At least four people have died while attempting to cross the English Channel from France to Britain, according to the French coastguard.
Their inflatable boat capsized off the coast of Boulogne-sur-Mer in northern France at about 4:30am (02:30 GMT), a coastguard spokesperson said on Friday.
Sixty-three people were rescued in an operation involving navy vessels, a fishing boat and a navy helicopter.
They were returned to Boulogne-sur-Mer and attended to by emergency services and provided temporary shelter.
The prefecture responsible for the north of France said a French Navy patrol boat spotted the overcrowded vessel early on Friday as it deflated off the coast. Many people were in the water, the statement said.
Thousands of people arrive in Britain each year on small boats, which are usually flimsy inflatable dinghies.
The United Kingdom’s new Prime Minister Keir Starmer’s government announced plans this week to deal with the influx of small boats crossing from France through the dangerous waters after scrapping the former Conservative government’s Rwanda deportation plan.
The plan, pushed by then-Prime Minister Rishi Sunak, was set up to dissuade migrants and asylum seekers from arriving in the UK on small boats from France. Under the contentious policy, migrants would be deported to Rwanda to process their asylum claims.

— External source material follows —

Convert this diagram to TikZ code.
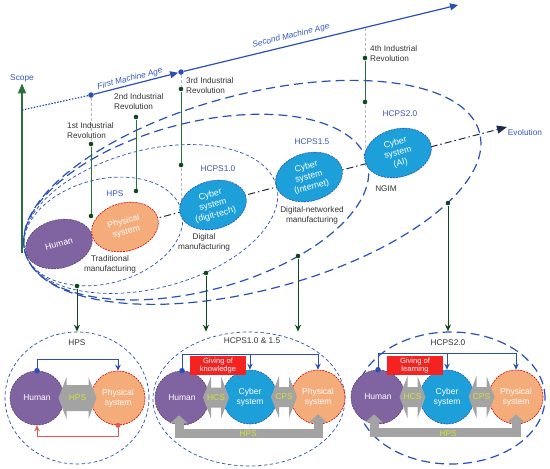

On Friday, Home Secretary Yvette Cooper said “criminal gangs are making vast profit from putting lives at risk”.
“We are accelerating action with international partners to pursue & bring down dangerous smuggler gangs,” she wrote on X.
In April, five people, including a child, died trying to cross from France.
British opposition Home Secretary James Cleverly said the reports of the deaths in the Channel were a “tragedy”.
“As a country, we must do everything in our power to stop the boats and put an end to this vile trade in human suffering,” he wrote on X.
Far-right leader Nigel Farage said the government “had better start moving fast”, referring to small boat crossings into the United Kingdom.
Cooper announced she would appoint a leader of the UK’s new Border Security Command within weeks, which will “smash the criminal smuggling gangs making millions out of small boat crossings”.
According to the Migration Observatory, which is part of Oxford University’s Centre on Migration Policy and Society, about 12,600 small boat arrivals were detected in 2024. In 2023, an estimated 30,000 people made the crossing, according to UK government figures.
Latest Home Office figures showed that 419 people journeyed across the Channel from France to the UK on Tuesday in six boats.